The full title of this novel by Mexican author Laura Esquivel is Like Water for Chocolate: A Novel in Monthly Installments with Recipes, Romances, and Home Remedies. I’d never heard the bit after the colon before, so when I looked it up in my library, I was confused. I thought perhaps some companion to the novel existed so readers could “cook along” with the characters. Published in 1989 and translated by Thomas & Carol Christensen, Esquivel’s novel has delighted and infuriated hundreds of thousands of readers.
Firstly, the author uses magical realism: feelings appear in food, chickens gets sucked up in a tornado of their own making, feeling too sexual causes spontaneous combustion, etc. I argue that those who dislike this literary tool have read books in which authors were unwieldy users. Esquivel uses magical realism frequently to heighten the emotions in a common plot: forbidden love.
Tita is a Mexican teenager, the youngest of three daughters. Her Mama Elena laughs when Pedro asks for Tita’s hand in marriage because everyone knows it’s tradition in their family for the youngest daughter to remain single to care for her mother until death. Tita was never close to Mama Elena, instead seeing their cook as her mother-figure. Then, the old cook passes away. Tita is assigned to take over in the kitchen because she’s so good at it. However, sometimes her feelings spill over into her food . . .
Esquivel uses magical realism to make you feel more deeply what Tita feels. Because Pedro knows Mama Elena will never waiver, he marries Tita’s sister Rosaura so he can be close to Tita. In Water for Chocolate, new family members move in; married children do not move out. Readers learn that Rosaura has a marriage sheet (basically an embroidered silk sheet with a hole in it in just the right place) and that Pedro is rarely intimate with her. He prays, claiming he is loyal to Tita but must make a child with his wife to please God. Therefore, I was convinced that his love was true to Tita. Tita is forced to make all the food for Pedro’s and Rosaura’s wedding, and it contains such a sadness that guests start feeling upset, and then throw up uncontrollably.

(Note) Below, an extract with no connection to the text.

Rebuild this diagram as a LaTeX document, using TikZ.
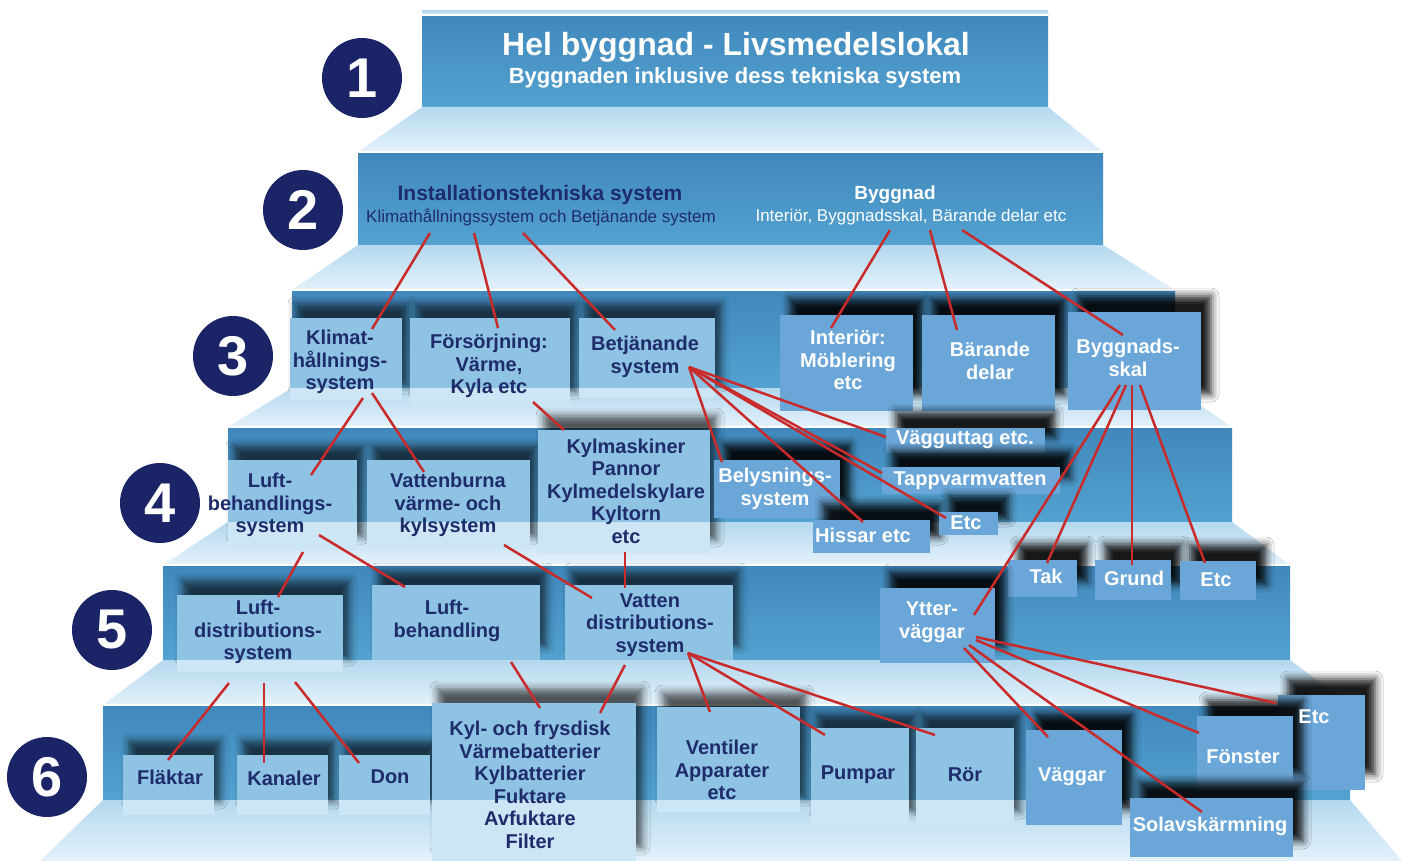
\documentclass[tikz,border=0pt]{standalone}
\usepackage{fontspec}
\setmainfont{Liberation Sans}
\usetikzlibrary{fit,calc,shadows.blur}
\definecolor{navy}{HTML}{1B2466}
\definecolor{txtnavy}{HTML}{1F2C6B}
\definecolor{bandtop}{HTML}{4088BC}
\definecolor{bandbot}{HTML}{53A2D0}
\definecolor{treadtop}{HTML}{B4D8EE}
\definecolor{treadbot}{HTML}{E4F2FB}
\definecolor{boxhi}{HTML}{8EC3E4}
\definecolor{boxlo}{HTML}{CDE6F5}
\definecolor{boxw}{HTML}{6AA6D8}
\definecolor{redl}{HTML}{C92B2B}
\newcommand\lbox[6]{%
  \pgfmathsetmacro\lbdy{#6-#3}%
  \node[lboxst, fit={(#2,#3)(#4,#5)},
    path picture={\fill[boxlo] ([yshift=-\lbdy pt]path picture bounding box.north west) rectangle (path picture bounding box.south east);}] (#1) {};}
\newcommand\wbox[5]{\node[wboxst, fit={(#2,#3)(#4,#5)}] (#1) {};}
\begin{document}
\begin{tikzpicture}[x=1pt,y=-1pt,
  band/.style={top color=bandtop,bottom color=bandbot},
  tread/.style={top color=treadtop,bottom color=treadbot},
  edge/.style={white,line width=2pt},
  lboxst/.style={inner sep=0pt, fill=boxhi,
    blur shadow={shadow xshift=6pt, shadow yshift=14pt, shadow blur radius=8pt, shadow opacity=65}},
  wboxst/.style={inner sep=0pt, fill=boxw,
    blur shadow={shadow xshift=10pt, shadow yshift=16pt, shadow blur radius=8pt, shadow opacity=90}},
  ntext/.style={text=txtnavy, font=\bfseries\fontsize{20}{22.5}\selectfont, align=center, inner sep=0pt},
  wtext/.style={ntext, text=white},
  num/.style={circle, fill=navy, minimum size=80pt, inner sep=0pt, text=white,
    font=\bfseries\fontsize{56}{56}\selectfont},
  redline/.style={draw=redl, line width=2.5pt}]
\useasboundingbox (0,0) rectangle (1402,861);
\fill[white] (0,0) rectangle (1402,861);
% ---- staircase ----
\shade[tread] (422,11) rectangle (1048,15);
\shade[band] (422,15) rectangle (1048,107);
\shade[tread] (422,107) -- (1048,107) -- (1103,152) -- (358,152) -- cycle;
\shade[band] (358,152) rectangle (1103,245);
\shade[tread] (358,245) -- (1103,245) -- (1175,290) -- (292,290) -- cycle;
\shade[band] (292,290) rectangle (1175,388);
\shade[tread] (292,388) -- (1175,388) -- (1232,427) -- (228,427) -- cycle;
\shade[band] (228,427) rectangle (1232,522);
\shade[tread] (228,522) -- (1232,522) -- (1290,565) -- (163,565) -- cycle;
\shade[band] (163,565) rectangle (1290,660);
\shade[tread] (163,660) -- (1290,660) -- (1350,705) -- (103,705) -- cycle;
\shade[band] (103,705) rectangle (1350,800);
\shade[tread] (103,800) -- (1350,800) -- (1402,861) -- (40,861) -- cycle;
\draw[edge] (422,15) -- (1048,15);
\draw[edge] (358,152) -- (1103,152);
\draw[edge] (292,290) -- (1175,290);
\draw[edge] (228,427) -- (1232,427);
\draw[edge] (163,565) -- (1290,565);
\draw[edge] (103,705) -- (1350,705);
% ---- level numbers ----
\node[num] (c1) at (362,78) {1};
\node[num] (c2) at (303,210) {2};
\node[num] (c3) at (233,356) {3};
\node[num] (c4) at (160,503) {4};
\node[num] (c5) at (112,630) {5};
\node[num] (c6) at (47,777) {6};
% ---- level 1 and 2 texts ----
\node[text=white, font=\bfseries\fontsize{32}{32}\selectfont] (t-title) at (736,47) {Hel byggnad - Livsmedelslokal};
\node[text=white, font=\bfseries\fontsize{22}{22}\selectfont] (t-sub) at (735,78) {Byggnaden inklusive dess tekniska system};
\node[text=txtnavy, font=\bfseries\fontsize{21}{21}\selectfont] (t-inst) at (540,195) {Installationstekniska system};
\node[text=txtnavy, font=\fontsize{17}{17}\selectfont] (t-instsub) at (541,217) {Klimathållningssystem och Betjänande system};
\node[text=white, font=\bfseries\fontsize{19}{19}\selectfont] (t-bygg) at (895,195) {Byggnad};
\node[text=white, font=\fontsize{17}{17}\selectfont] (t-byggsub) at (911,217) {Interiör, Byggnadsskal, Bärande delar etc};
% ---- boxes level 3 ----
\lbox{b-klimat}{290}{318}{402}{400}{388}
\lbox{b-forsorj}{410}{318}{570}{405}{388}
\lbox{b-betj}{579}{318}{715}{398}{388}
\wbox{b-interior}{780}{315}{913}{411}
\wbox{b-barande}{922}{315}{1055}{411}
\wbox{b-skal}{1068}{312}{1201}{410}
% ---- boxes level 4 ----
\lbox{b-luftbeh}{228}{460}{357}{550}{522}
\lbox{b-vattenb}{367}{460}{530}{550}{522}
\lbox{b-kylmask}{538}{430}{710}{553}{522}
\wbox{b-vagg}{886}{428}{1045}{453}
\wbox{b-tapp}{882}{467}{1060}{494}
\wbox{b-belys}{714}{460}{840}{518}
\wbox{b-hissar}{813}{520}{930}{553}
\wbox{b-etc4}{939}{512}{998}{535}
% ---- boxes level 5 ----
\wbox{b-tak}{1008}{560}{1077}{597}
\wbox{b-grund}{1095}{560}{1171}{600}
\wbox{b-etc5}{1180}{561}{1256}{600}
\lbox{b-luftdist}{177}{595}{343}{672}{660}
\lbox{b-luftbehl}{372}{585}{540}{660}{660}
\lbox{b-vattend}{565}{585}{733}{660}{660}
\wbox{b-ytter}{880}{588}{995}{663}
% ---- boxes level 6 ----
\lbox{b-flakt}{123}{755}{214}{815}{800}
\lbox{b-kanal}{237}{755}{328}{815}{800}
\lbox{b-don}{339}{755}{430}{815}{800}
\lbox{b-kyl}{432}{703}{636}{861}{800}
\lbox{b-ventil}{657}{707}{800}{812}{800}
\lbox{b-pump}{811}{728}{909}{825}{800}
\lbox{b-ror}{916}{728}{1014}{825}{800}
\wbox{b-vaggar}{1026}{730}{1122}{825}
\wbox{b-etc6}{1278}{695}{1365}{790}
\wbox{b-fonster}{1197}{716}{1293}{790}
\wbox{b-solav}{1130}{798}{1293}{857}
% ---- texts ----
\node[ntext] (t-klimat) at (340,362) {Klimat-\\hållnings-\\system};
\node[ntext] (t-forsorj) at (489,366) {Försörjning:\\Värme,\\Kyla etc};
\node[ntext] (t-betj) at (645,357) {Betjänande\\system};
\node[wtext] (t-interior) at (848,360) {Interiör:\\Möblering\\etc};
\node[wtext] (t-barande) at (990,361) {Bärande\\delar};
\node[wtext] (t-skal) at (1128,358) {Byggnads-\\skal};
\node[ntext] (t-luftbeh) at (270,505) {Luft-\\behandlings-\\system};
\node[ntext] (t-vattenb) at (448,505) {Vattenburna\\värme- och\\kylsystem};
\node[ntext] (t-kylmask) at (626,491) {Kylmaskiner\\Pannor\\Kylmedelskylare\\Kyltorn\\etc};
\node[wtext] (t-belys) at (775,489) {Belysnings-\\system};
\node[wtext] (t-vagg) at (965,440) {Vägguttag etc.};
\node[wtext] (t-tapp) at (970,481) {Tappvarmvatten};
\node[wtext] (t-hissar) at (863,535) {Hissar etc};
\node[wtext] (t-etc4) at (966,523) {Etc};
\node[wtext] (t-tak) at (1046,576) {Tak};
\node[wtext] (t-grund) at (1134,578) {Grund};
\node[wtext] (t-etc5) at (1216,580) {Etc};
\node[ntext] (t-luftdist) at (258,632) {Luft-\\distributions-\\system};
\node[ntext] (t-luftbehl) at (447,621) {Luft-\\behandling};
\node[ntext] (t-vattend) at (650,625) {Vatten\\distributions-\\system};
\node[wtext] (t-ytter) at (932,622) {Ytter-\\väggar};
\node[ntext] (t-flakt) at (170,777) {Fläktar};
\node[ntext] (t-kanal) at (284,778) {Kanaler};
\node[ntext] (t-don) at (390,777) {Don};
\node[ntext] (t-kyl) at (530,785) {Kyl- och frysdisk\\Värmebatterier\\Kylbatterier\\Fuktare\\Avfuktare\\Filter};
\node[ntext] (t-ventil) at (722,770) {Ventiler\\Apparater\\etc};
\node[ntext] (t-pump) at (858,775) {Pumpar};
\node[ntext] (t-ror) at (965,775) {Rör};
\node[wtext] (t-vaggar) at (1072,777) {Väggar};
\node[wtext] (t-fonster) at (1243,757) {Fönster};
\node[wtext] (t-etc6) at (1314,717) {Etc};
\node[wtext] (t-solav) at (1210,826) {Solavskärmning};
% ---- connectors ----
\draw[redline] ($(t-instsub)+({430-541},{233-217})$) -- ($(t-klimat)+({372-340},{329-362})$);
\draw[redline] ($(t-instsub)+({474-541},{233-217})$) -- ($(t-forsorj)+({498-489},{328-366})$);
\draw[redline] ($(t-instsub)+({523-541},{233-217})$) -- ($(t-betj)+({615-645},{330-357})$);
\draw[redline] ($(t-byggsub)+({890-911},{230-217})$) -- ($(t-interior)+({831-848},{328-360})$);
\draw[redline] ($(t-byggsub)+({930-911},{230-217})$) -- ($(t-barande)+({957-990},{330-361})$);
\draw[redline] ($(t-byggsub)+({962-911},{230-217})$) -- ($(t-skal)+({1123-1128},{335-358})$);
\draw[redline] ($(t-klimat)+({363-340},{398-362})$) -- ($(t-luftbeh)+({311-270},{475-505})$);
\draw[redline] ($(t-klimat)+({372-340},{393-362})$) -- ($(t-vattenb)+({424-448},{472-505})$);
\draw[redline] ($(t-forsorj)+({533-489},{402-366})$) -- ($(t-kylmask)+({564-626},{430-491})$);
\draw[redline] ($(t-betj)+({689-645},{367-357})$) -- ($(t-vagg)+({886-965},{437-440})$);
\draw[redline] ($(t-betj)+({689-645},{367-357})$) -- ($(t-tapp)+({882-970},{473-481})$);
\draw[redline] ($(t-betj)+({689-645},{367-357})$) -- ($(t-etc4)+({946-966},{518-523})$);
\draw[redline] ($(t-betj)+({689-645},{367-357})$) -- ($(t-hissar)+({863-863},{522-535})$);
\draw[redline] ($(t-betj)+({689-645},{367-357})$) -- ($(t-belys)+({722-775},{462-489})$);
\draw[redline] ($(t-skal)+({1120-1128},{385-358})$) -- ($(t-ytter)+({974-932},{615-622})$);
\draw[redline] ($(t-skal)+({1126-1128},{385-358})$) -- ($(t-tak)+({1047-1046},{563-576})$);
\draw[redline] ($(t-skal)+({1132-1128},{385-358})$) -- ($(t-grund)+({1132-1134},{565-578})$);
\draw[redline] ($(t-skal)+({1140-1128},{385-358})$) -- ($(t-etc5)+({1205-1216},{563-580})$);
\draw[redline] ($(t-luftbeh)+({303-270},{552-505})$) -- ($(t-luftdist)+({278-258},{597-632})$);
\draw[redline] ($(t-luftbeh)+({319-270},{535-505})$) -- ($(t-luftbehl)+({405-447},{587-621})$);
\draw[redline] ($(t-vattenb)+({504-448},{545-505})$) -- ($(t-vattend)+({592-650},{598-625})$);
\draw[redline] ($(t-kylmask)+({625-626},{552-491})$) -- ($(t-vattend)+({625-650},{588-625})$);
\draw[redline] ($(t-luftdist)+({229-258},{683-632})$) -- ($(t-flakt)+({168-170},{760-777})$);
\draw[redline] ($(t-luftdist)+({264-258},{683-632})$) -- ($(t-kanal)+({264-284},{763-778})$);
\draw[redline] ($(t-luftdist)+({295-258},{682-632})$) -- ($(t-don)+({359-390},{763-777})$);
\draw[redline] ($(t-luftbehl)+({511-447},{662-621})$) -- ($(t-kyl)+({540-530},{708-785})$);
\draw[redline] ($(t-vattend)+({625-650},{665-625})$) -- ($(t-kyl)+({600-530},{713-785})$);
\draw[redline] ($(t-vattend)+({688-650},{653-625})$) -- ($(t-ventil)+({710-722},{712-770})$);
\draw[redline] ($(t-vattend)+({688-650},{653-625})$) -- ($(t-pump)+({825-858},{735-775})$);
\draw[redline] ($(t-vattend)+({688-650},{653-625})$) -- ($(t-ror)+({935-965},{735-775})$);
\draw[redline] ($(t-ytter)+({964-932},{648-622})$) -- ($(t-vaggar)+({1048-1072},{737-777})$);
\draw[redline] ($(t-ytter)+({969-932},{645-622})$) -- ($(t-solav)+({1202-1210},{812-826})$);
\draw[redline] ($(t-ytter)+({976-932},{640-622})$) -- ($(t-fonster)+({1199-1243},{733-757})$);
\draw[redline] ($(t-ytter)+({976-932},{637-622})$) -- ($(t-etc6)+({1276-1314},{703-717})$);
\end{tikzpicture}
\end{document}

There is a love triangle in the novel, but it isn’t frustrating. When Tita’s mother dies, she is courted by a doctor. The doctor is kind and cares for her when she becomes ill, so Tita considers marrying him. But there’s Pedro, always around, her first love and the man about whom she feels passionately. Do you choose kindness or passion? Does it matter that Pedro is already married?
Like Water for Chocolate is equal parts romance and humor. As time goes on, Esquivel uses magical realism on Rosaura to show she is a hateful person. She becomes bloated, she can’t stop farting, and her breath is awful. One scene had me reading aloud to my husband and giggling:
At first Pedro didn’t find it odd that he could hear Rosaura breaking wind with her door closed. He began to notice the unpleasant noises when one lasted so long it seemed like it would never end. Pedro tried to concentrate on the book he was holding, thinking that drawn-out sound could not possibly be the product of his wife’s digestive problems. The floor was shaking, the light blinked off and on.
The lights flickering is where I lost it. The passage goes on further, conveying something unrealistic in order to make readers loathe Rosaura more for agreeing to marry her little sister’s true love. And really, I wanted to run away after this noisy passage.
Romantic, funny, Like Water for Chocolate is also sexy. But don’t worry! You never get any explicit acts or descriptions, but that doesn’t make the novel chaste. As Tita grinds spices by hand in the kitchen, Pedro wanders in and sees her. The narrator acknowledges Tita never wears a bra, and thus Pedro can see her exposed breasts. He never touches them, though; his passion comes through in his look, and “in a few moments’ time, Pedro had transformed Tita’s breasts from chaste to experienced flesh, without even touching them.” I’m not capturing the whole scene, but the build up to this moment is sexual, passionate, and never gratuitous.
Because I read Esquivel’s novel for book club, we discussed the ending. While the ending mirrored an earlier part in the book, many found it too magical. Or, maybe no one wanted to admit that the conclusion made them sad in a way. Others felt happy. It’s up for interpretation, even though what happens is not unclear. I truly loved Like Water for Chocolate and could not stop reading. It’s a fast read thanks to the clean prose, and if you cut out all the blank pages (there are several for reasons you will notice if you read the book), then it’s even shorter than it looks. Esquivel wrote a rollicking good time, equally funny, sexy, and whimsical.
*NOTE: If you live in the U.S. the film version is now on Netflix.